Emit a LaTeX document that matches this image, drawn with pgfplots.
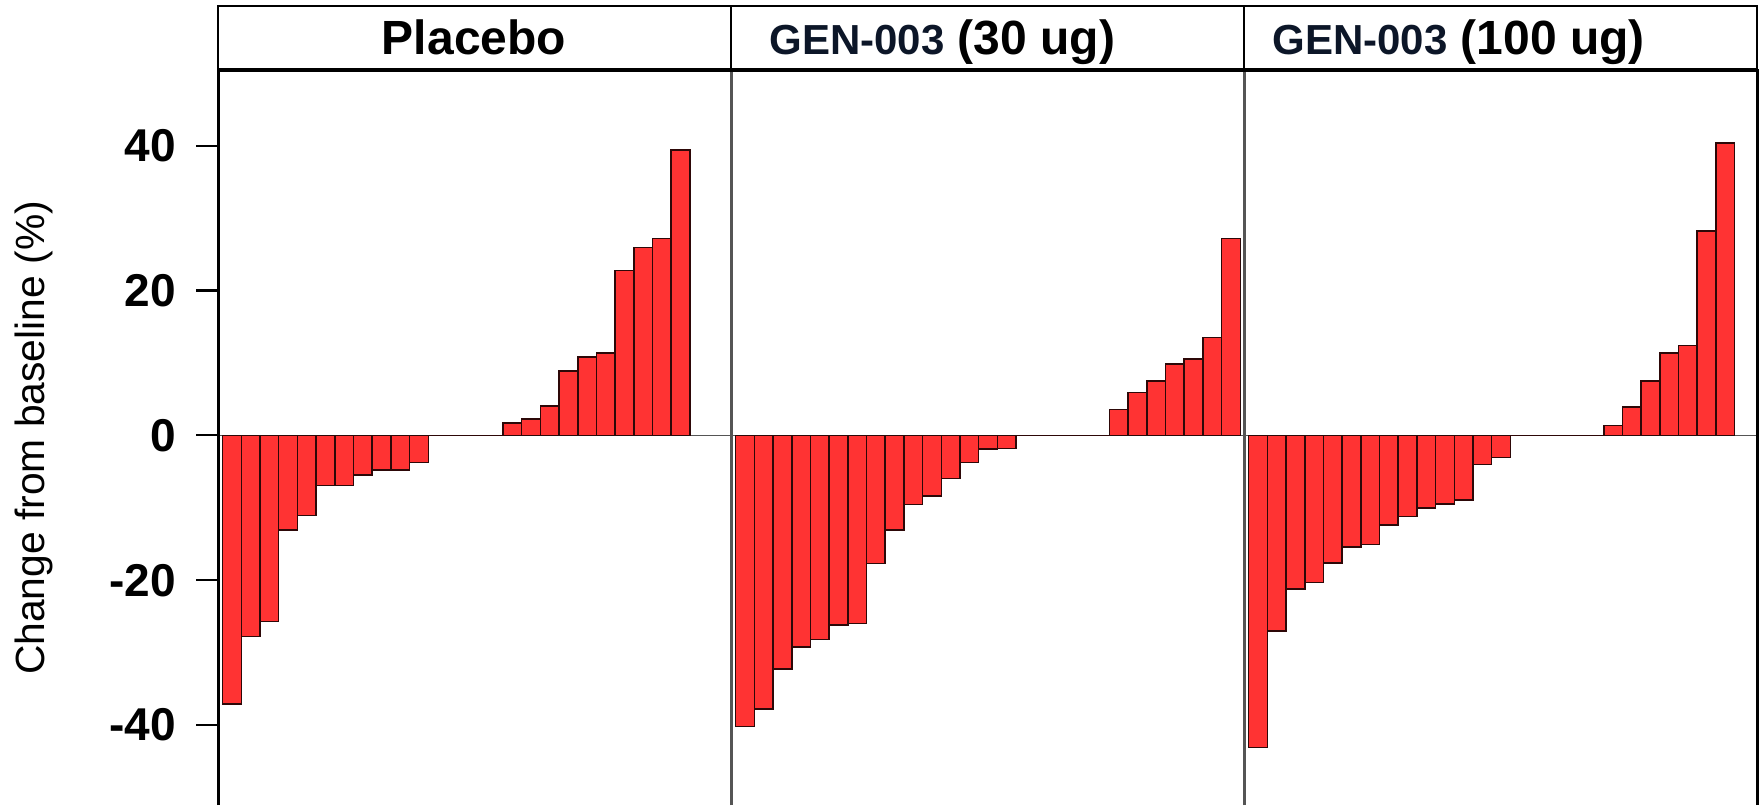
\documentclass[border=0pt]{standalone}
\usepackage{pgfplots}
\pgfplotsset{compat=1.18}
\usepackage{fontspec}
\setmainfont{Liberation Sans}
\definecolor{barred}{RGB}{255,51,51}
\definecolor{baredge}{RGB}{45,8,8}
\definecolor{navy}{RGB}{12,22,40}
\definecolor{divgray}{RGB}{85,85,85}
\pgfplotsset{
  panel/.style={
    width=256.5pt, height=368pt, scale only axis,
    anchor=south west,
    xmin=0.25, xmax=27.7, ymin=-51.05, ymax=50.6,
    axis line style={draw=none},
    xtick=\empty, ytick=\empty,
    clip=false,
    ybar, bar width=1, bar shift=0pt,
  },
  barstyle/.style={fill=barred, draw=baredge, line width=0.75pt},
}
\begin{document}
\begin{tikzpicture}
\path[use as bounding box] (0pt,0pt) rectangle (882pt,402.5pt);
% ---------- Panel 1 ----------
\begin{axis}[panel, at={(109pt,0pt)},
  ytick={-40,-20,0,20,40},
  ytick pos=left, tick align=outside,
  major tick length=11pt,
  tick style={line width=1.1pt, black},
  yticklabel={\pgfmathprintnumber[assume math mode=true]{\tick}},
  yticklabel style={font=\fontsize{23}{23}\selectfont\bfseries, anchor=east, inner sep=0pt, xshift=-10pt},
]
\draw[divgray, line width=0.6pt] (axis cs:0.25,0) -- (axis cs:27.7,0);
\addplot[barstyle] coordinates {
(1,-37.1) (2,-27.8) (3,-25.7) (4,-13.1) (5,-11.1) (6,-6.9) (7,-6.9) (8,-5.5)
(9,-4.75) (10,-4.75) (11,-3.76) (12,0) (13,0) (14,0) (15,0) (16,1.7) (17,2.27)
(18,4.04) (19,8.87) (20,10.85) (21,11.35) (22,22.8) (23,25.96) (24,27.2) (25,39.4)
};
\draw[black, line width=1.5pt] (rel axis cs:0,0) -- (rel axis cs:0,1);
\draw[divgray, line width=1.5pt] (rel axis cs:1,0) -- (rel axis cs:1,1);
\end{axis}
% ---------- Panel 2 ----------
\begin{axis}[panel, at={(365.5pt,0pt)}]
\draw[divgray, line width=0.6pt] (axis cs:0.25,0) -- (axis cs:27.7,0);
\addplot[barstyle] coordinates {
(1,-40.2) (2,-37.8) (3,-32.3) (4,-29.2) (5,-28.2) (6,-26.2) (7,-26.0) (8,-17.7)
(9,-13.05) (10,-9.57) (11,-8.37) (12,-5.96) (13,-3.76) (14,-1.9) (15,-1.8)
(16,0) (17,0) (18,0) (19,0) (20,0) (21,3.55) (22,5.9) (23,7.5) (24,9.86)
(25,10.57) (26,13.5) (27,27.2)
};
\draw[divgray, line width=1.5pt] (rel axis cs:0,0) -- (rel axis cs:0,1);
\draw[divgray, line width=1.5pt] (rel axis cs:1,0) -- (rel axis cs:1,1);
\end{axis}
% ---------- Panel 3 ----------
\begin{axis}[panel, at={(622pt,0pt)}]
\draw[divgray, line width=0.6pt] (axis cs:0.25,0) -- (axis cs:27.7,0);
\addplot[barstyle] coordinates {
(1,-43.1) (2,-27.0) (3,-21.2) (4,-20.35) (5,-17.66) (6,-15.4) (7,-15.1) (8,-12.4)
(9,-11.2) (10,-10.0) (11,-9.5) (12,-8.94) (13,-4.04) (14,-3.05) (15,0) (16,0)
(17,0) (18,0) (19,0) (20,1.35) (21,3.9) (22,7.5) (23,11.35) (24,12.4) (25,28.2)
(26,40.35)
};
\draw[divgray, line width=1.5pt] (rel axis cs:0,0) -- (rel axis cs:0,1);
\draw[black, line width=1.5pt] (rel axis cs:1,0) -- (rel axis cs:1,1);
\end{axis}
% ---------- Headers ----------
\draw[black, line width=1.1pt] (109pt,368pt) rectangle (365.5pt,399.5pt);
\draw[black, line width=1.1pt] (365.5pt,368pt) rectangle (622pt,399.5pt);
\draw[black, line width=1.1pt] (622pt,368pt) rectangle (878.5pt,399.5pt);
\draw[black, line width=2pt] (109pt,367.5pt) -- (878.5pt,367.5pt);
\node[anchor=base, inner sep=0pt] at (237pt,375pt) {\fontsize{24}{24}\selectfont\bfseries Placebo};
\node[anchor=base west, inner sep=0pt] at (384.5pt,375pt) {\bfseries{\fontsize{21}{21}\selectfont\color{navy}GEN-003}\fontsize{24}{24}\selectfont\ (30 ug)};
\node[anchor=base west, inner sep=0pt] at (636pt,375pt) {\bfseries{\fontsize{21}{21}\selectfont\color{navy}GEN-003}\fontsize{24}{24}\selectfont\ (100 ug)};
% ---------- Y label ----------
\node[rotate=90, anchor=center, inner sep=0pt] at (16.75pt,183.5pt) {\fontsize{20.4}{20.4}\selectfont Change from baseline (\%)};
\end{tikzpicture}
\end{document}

---

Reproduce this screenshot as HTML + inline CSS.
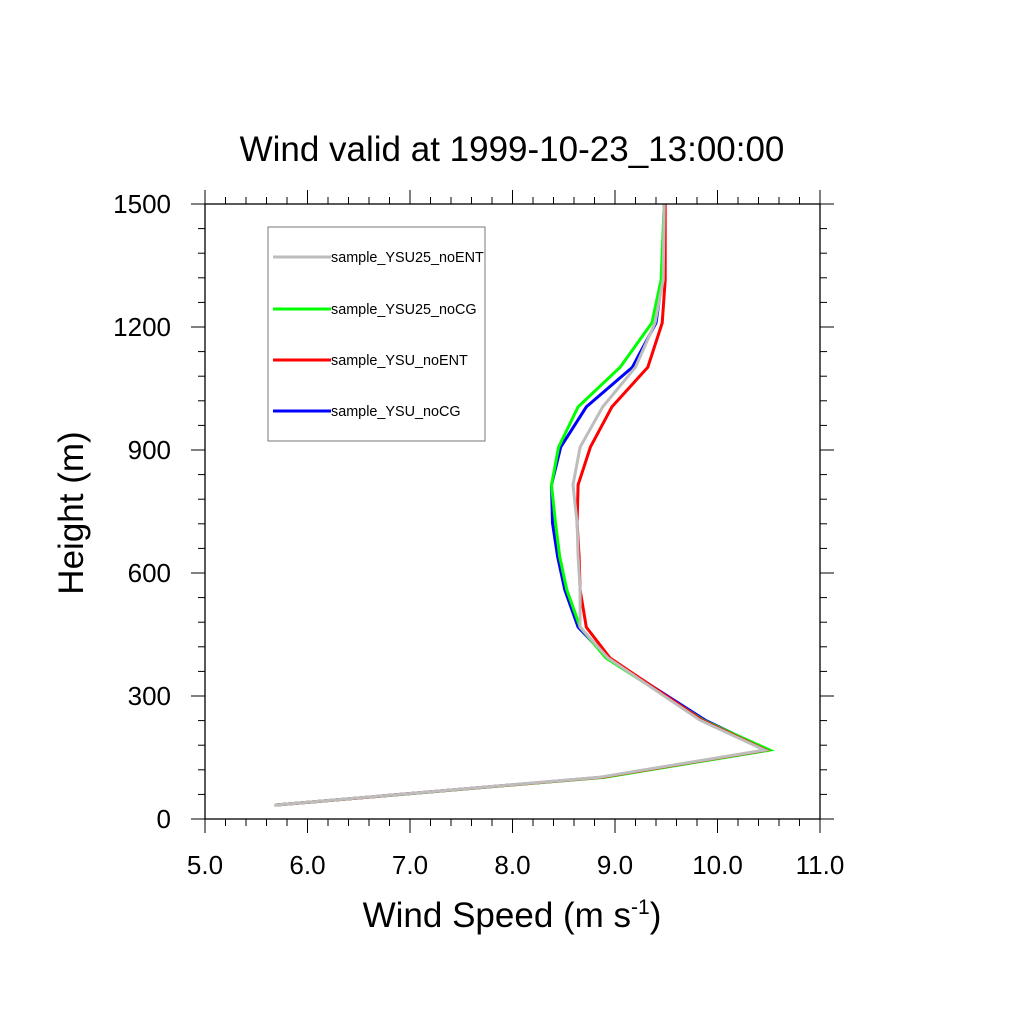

■ **Set task**
Report the number of lines in the entries above that include the word "this" and add nothing to it.

■ **The response**
2